▶ **Problem to work on**: Read through the entries below and return each line with the word "this".

▶ **Raw records**:
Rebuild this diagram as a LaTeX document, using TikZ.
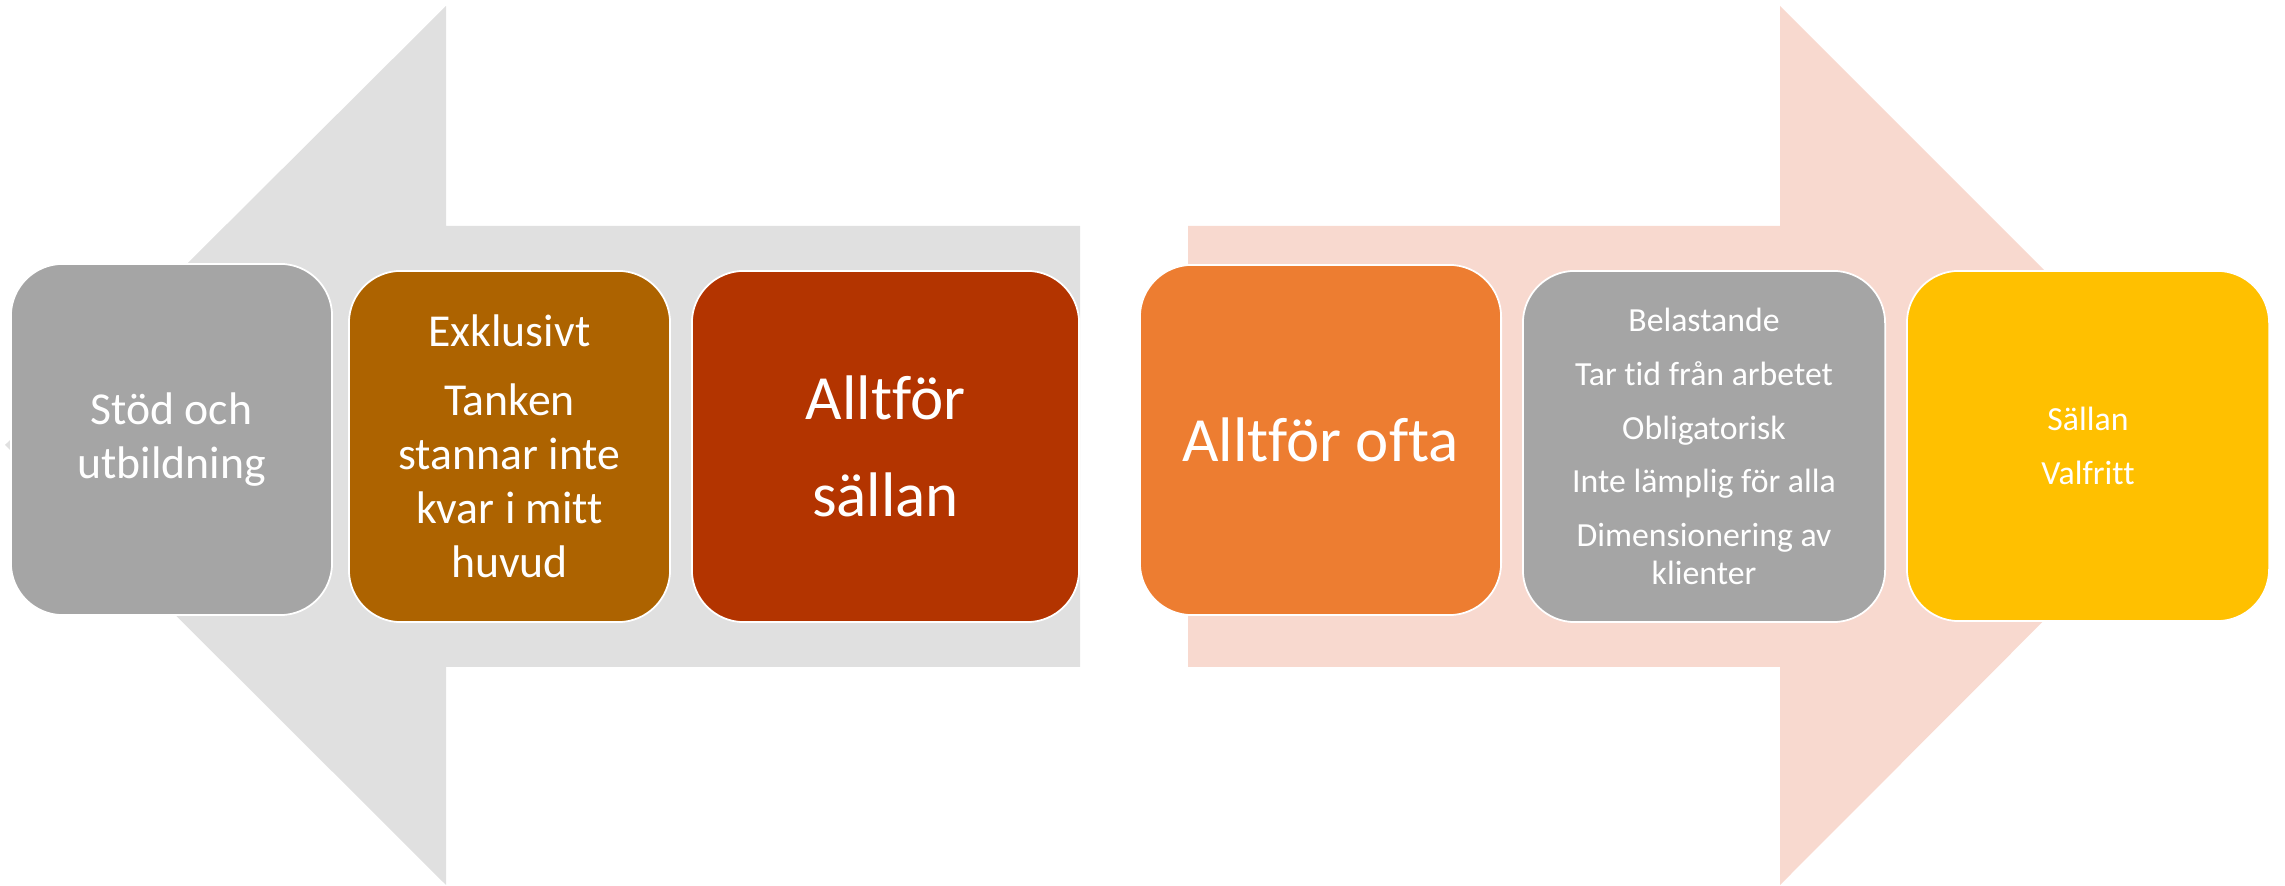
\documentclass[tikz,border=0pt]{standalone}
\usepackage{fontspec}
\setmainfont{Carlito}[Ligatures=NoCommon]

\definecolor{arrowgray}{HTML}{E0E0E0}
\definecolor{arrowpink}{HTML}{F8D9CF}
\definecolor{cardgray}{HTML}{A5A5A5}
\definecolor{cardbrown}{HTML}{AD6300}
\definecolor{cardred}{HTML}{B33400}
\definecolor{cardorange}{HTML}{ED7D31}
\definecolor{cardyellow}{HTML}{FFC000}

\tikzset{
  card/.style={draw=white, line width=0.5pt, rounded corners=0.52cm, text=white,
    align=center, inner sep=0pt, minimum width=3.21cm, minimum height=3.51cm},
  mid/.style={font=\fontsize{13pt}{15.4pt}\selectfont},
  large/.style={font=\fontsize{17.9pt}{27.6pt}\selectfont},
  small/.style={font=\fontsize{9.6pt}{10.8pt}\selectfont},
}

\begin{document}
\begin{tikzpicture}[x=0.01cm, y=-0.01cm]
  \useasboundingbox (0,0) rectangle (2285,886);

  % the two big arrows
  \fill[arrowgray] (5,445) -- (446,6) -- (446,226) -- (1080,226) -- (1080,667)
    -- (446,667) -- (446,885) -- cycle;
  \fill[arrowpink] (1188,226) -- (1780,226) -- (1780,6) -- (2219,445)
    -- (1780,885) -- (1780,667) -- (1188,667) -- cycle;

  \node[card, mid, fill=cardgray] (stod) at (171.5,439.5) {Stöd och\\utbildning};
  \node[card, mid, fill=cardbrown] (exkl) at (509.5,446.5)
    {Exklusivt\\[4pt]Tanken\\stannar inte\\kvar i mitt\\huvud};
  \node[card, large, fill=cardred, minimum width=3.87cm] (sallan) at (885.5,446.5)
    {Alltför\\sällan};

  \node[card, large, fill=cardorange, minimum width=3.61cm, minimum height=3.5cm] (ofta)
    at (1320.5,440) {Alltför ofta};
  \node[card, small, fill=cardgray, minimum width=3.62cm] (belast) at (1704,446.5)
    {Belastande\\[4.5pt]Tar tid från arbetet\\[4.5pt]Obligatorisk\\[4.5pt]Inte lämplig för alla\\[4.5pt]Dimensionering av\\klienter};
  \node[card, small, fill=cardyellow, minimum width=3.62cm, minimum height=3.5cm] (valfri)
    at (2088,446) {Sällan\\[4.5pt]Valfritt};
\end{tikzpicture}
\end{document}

* * *

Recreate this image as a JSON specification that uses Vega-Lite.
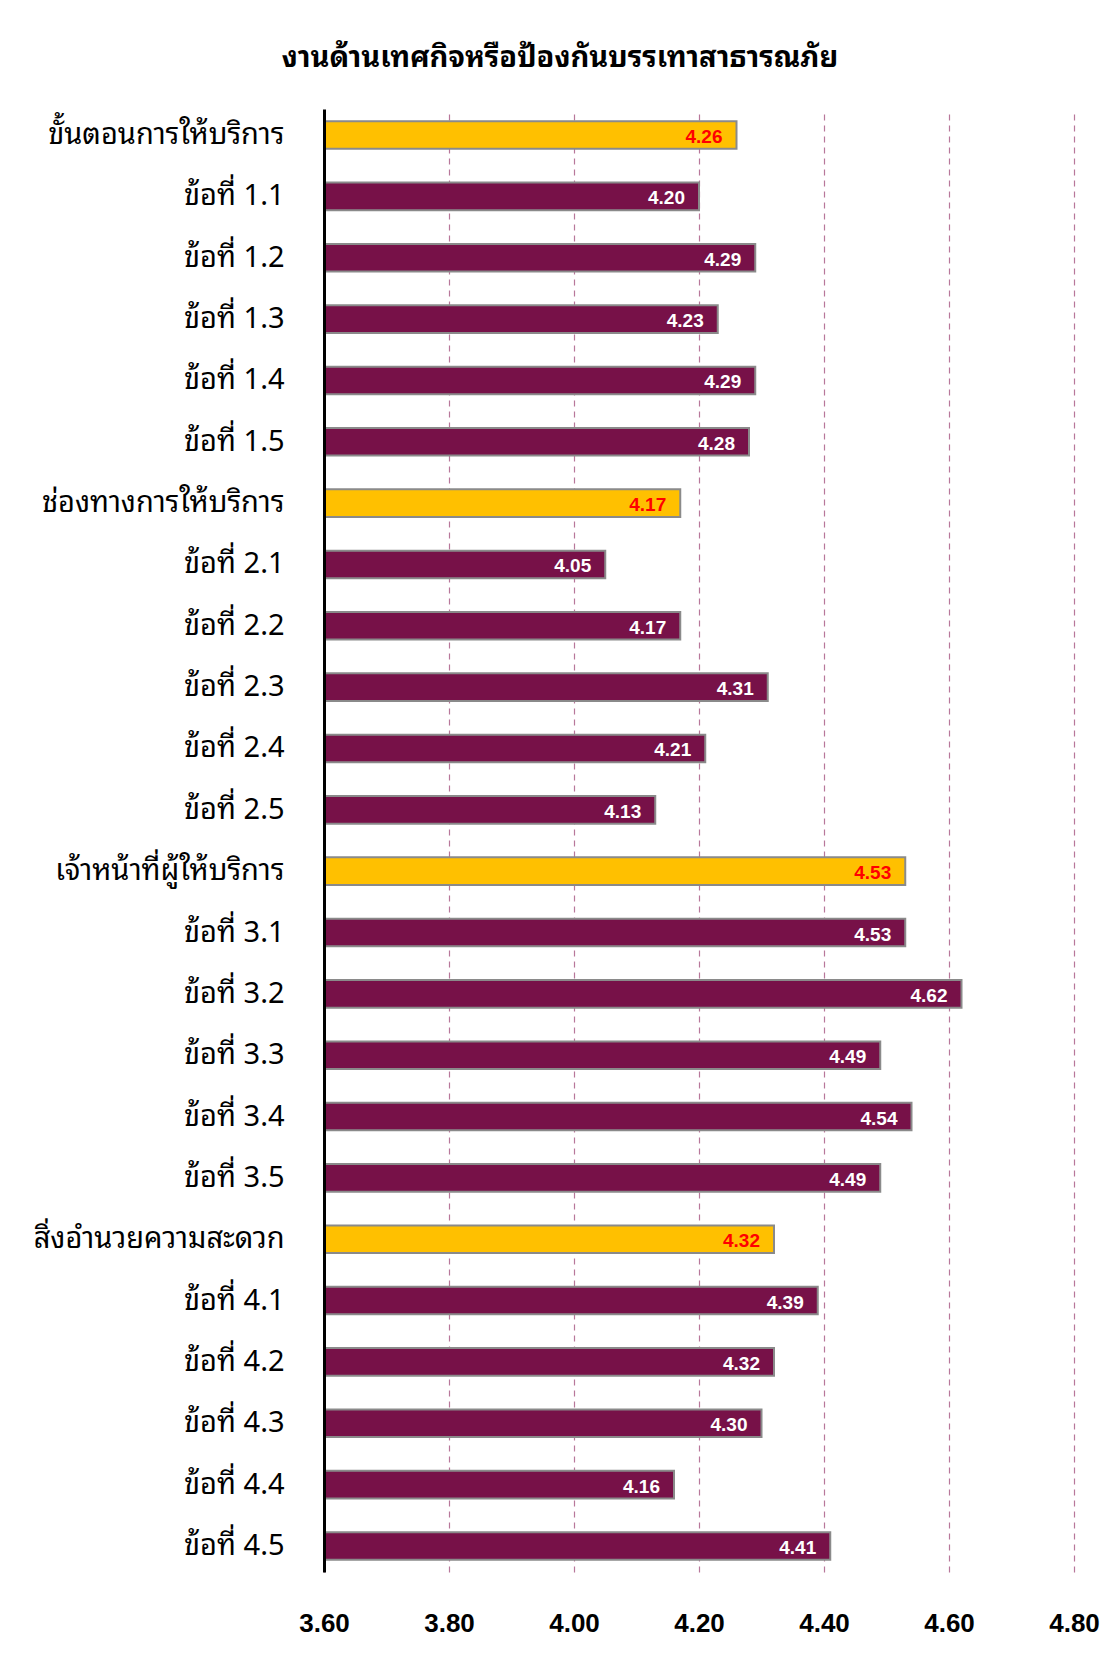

▶ **Result of the task**:
Rebuild this diagram as a LaTeX document, using TikZ.
Recreate this image as a JSON specification that uses Vega-Lite.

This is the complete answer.